── Supplied information

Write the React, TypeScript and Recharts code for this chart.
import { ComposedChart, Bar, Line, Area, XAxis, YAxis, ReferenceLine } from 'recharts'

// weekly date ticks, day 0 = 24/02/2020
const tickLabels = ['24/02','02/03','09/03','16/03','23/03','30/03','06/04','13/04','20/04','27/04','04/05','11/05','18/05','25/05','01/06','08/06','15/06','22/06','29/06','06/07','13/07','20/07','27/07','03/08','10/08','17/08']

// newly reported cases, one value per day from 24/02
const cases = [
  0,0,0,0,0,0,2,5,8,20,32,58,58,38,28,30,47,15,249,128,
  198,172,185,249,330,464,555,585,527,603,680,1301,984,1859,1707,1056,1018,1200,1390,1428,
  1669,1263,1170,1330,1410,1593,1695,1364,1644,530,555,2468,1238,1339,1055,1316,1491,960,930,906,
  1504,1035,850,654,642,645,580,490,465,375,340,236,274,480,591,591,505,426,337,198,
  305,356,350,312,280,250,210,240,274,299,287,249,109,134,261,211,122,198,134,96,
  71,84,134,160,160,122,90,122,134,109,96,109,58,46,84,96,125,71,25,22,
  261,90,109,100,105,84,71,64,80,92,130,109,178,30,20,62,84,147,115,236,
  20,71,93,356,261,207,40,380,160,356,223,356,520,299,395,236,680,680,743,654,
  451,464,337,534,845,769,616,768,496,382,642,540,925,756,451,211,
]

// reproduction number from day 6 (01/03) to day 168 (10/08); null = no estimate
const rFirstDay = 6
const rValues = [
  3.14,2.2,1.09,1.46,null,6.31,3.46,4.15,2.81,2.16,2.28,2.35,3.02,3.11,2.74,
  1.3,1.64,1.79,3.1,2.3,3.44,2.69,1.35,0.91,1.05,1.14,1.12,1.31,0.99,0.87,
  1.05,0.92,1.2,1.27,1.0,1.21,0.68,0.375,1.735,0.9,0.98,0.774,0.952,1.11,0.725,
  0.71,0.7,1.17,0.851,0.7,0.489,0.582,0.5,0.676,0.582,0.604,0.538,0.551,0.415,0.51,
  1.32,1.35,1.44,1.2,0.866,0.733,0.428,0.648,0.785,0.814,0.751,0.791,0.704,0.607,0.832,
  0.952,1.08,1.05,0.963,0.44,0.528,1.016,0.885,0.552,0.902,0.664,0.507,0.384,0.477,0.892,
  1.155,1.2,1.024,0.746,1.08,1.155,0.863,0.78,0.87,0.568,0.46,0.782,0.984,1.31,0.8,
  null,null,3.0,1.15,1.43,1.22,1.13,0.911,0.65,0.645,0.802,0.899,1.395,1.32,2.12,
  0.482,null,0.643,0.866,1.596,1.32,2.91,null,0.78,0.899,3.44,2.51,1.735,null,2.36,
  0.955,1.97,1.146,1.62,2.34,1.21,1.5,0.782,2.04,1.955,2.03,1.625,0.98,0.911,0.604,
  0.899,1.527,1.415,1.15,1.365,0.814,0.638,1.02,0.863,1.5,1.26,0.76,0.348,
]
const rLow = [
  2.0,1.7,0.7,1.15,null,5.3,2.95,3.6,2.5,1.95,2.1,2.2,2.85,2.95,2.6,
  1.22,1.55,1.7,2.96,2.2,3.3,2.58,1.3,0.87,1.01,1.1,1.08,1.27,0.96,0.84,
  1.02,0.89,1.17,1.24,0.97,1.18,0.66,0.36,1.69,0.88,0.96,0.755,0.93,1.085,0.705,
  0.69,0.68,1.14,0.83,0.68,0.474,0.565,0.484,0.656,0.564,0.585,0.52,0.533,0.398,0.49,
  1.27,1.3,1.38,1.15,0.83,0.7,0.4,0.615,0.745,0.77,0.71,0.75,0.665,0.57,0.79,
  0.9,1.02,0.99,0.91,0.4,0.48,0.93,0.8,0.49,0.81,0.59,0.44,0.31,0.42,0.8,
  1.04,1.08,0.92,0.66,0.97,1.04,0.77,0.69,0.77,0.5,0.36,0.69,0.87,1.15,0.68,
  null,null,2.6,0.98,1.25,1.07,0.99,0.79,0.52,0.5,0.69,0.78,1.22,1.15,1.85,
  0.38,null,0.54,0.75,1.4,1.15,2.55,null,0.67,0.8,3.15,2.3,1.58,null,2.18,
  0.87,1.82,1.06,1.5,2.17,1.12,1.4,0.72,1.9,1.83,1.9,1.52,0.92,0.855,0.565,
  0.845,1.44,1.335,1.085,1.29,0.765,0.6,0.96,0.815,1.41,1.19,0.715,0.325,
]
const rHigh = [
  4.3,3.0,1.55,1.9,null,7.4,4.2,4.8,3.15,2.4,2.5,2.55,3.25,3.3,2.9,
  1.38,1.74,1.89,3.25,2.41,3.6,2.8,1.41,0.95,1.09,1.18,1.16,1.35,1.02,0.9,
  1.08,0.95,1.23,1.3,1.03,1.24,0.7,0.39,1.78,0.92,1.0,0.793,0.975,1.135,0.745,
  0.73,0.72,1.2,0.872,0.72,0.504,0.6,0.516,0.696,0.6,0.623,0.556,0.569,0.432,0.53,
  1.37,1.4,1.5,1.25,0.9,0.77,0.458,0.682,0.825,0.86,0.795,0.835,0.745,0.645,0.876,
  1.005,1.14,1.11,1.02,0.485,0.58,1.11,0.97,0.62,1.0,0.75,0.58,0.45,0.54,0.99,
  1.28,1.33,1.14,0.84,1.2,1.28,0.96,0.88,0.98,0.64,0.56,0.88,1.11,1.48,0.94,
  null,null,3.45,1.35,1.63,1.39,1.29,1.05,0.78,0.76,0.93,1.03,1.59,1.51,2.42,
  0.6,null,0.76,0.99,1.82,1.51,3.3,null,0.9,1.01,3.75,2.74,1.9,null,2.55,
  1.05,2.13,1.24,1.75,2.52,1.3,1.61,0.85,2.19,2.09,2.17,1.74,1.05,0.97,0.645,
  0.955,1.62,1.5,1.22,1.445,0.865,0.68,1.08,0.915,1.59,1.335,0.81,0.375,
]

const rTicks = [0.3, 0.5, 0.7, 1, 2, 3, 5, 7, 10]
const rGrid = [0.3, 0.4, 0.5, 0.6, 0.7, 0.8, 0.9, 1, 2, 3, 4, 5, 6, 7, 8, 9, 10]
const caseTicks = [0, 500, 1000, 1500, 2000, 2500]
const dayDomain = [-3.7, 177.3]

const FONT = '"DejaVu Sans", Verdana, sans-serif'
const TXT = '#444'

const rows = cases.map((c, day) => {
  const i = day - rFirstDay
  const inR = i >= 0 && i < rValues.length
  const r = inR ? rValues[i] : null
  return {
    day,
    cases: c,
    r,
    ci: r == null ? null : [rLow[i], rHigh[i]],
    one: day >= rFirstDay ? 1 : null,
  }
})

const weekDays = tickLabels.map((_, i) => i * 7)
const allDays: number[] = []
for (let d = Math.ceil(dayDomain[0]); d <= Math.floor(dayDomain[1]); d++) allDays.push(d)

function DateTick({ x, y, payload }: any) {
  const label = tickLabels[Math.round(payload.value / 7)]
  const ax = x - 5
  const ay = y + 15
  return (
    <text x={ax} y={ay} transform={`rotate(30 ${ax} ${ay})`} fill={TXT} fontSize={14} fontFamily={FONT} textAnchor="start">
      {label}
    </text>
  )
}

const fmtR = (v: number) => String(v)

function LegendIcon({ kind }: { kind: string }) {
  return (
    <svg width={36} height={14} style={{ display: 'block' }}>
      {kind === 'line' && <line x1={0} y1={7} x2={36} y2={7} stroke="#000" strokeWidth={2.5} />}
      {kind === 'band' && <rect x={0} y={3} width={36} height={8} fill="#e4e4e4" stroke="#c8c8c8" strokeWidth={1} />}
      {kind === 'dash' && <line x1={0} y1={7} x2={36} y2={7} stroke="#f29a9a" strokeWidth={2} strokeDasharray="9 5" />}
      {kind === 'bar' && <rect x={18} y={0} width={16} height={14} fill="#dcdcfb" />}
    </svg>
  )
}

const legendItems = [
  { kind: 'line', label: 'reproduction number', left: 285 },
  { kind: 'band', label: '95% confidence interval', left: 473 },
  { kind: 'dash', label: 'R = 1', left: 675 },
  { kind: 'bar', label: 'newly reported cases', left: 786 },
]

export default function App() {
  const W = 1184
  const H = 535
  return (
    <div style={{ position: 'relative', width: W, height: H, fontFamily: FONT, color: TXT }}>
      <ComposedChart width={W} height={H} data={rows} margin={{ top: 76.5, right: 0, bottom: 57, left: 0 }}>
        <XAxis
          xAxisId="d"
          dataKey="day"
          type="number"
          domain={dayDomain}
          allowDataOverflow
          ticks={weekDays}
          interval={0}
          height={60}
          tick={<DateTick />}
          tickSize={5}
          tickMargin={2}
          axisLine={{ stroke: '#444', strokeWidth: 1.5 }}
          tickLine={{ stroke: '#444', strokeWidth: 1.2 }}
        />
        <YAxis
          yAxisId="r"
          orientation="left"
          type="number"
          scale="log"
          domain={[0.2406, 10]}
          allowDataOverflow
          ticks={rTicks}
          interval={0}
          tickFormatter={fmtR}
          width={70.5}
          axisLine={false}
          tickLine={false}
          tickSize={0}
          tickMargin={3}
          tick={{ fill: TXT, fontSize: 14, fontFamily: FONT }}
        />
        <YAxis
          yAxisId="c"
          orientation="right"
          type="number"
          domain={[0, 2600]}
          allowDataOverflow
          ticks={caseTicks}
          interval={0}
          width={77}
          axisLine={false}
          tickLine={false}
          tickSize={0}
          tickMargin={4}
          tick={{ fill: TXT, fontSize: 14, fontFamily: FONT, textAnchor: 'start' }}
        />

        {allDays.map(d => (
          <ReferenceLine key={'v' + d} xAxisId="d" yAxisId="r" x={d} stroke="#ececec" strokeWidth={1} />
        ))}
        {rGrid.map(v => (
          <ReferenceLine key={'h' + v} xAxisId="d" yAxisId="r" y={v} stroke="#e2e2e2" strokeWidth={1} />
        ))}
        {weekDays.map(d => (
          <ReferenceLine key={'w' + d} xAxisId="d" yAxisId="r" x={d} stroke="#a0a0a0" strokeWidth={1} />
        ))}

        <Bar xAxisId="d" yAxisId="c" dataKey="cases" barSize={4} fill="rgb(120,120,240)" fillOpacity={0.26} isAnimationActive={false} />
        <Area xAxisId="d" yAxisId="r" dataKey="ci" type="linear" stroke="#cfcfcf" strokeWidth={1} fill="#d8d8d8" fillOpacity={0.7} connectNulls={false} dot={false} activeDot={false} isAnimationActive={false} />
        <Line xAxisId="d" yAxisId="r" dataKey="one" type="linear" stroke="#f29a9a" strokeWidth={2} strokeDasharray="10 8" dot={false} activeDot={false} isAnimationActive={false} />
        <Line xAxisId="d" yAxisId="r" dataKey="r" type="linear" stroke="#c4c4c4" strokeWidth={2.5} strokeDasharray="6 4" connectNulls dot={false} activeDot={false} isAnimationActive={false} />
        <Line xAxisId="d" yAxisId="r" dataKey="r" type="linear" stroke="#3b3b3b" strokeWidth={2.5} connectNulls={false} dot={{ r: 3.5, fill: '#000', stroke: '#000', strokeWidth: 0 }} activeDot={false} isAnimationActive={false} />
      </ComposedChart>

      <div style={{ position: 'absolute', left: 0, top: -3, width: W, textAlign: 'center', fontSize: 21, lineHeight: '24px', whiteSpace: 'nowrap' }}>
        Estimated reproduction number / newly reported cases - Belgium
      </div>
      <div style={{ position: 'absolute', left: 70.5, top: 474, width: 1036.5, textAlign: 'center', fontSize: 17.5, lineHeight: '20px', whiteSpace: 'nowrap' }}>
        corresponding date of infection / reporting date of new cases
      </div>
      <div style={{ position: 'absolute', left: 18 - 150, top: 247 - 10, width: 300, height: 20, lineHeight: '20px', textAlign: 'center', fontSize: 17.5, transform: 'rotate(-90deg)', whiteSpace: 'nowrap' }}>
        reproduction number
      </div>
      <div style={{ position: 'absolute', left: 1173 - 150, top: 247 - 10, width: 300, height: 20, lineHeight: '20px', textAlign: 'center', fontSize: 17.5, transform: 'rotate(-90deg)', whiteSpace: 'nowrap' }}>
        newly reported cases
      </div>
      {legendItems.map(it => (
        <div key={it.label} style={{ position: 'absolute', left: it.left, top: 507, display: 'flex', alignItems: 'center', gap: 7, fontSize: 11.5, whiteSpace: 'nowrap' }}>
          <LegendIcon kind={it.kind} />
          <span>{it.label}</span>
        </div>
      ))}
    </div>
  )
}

────

**Short problem**
Emit, unaltered, the lines from the top of the listing down through the line that holds "XAxis, YAxis, ReferenceLine"; emit nothing else.

**Output of the task**
Write the React, TypeScript and Recharts code for this chart.
import { ComposedChart, Bar, Line, Area, XAxis, YAxis, ReferenceLine } from 'recharts'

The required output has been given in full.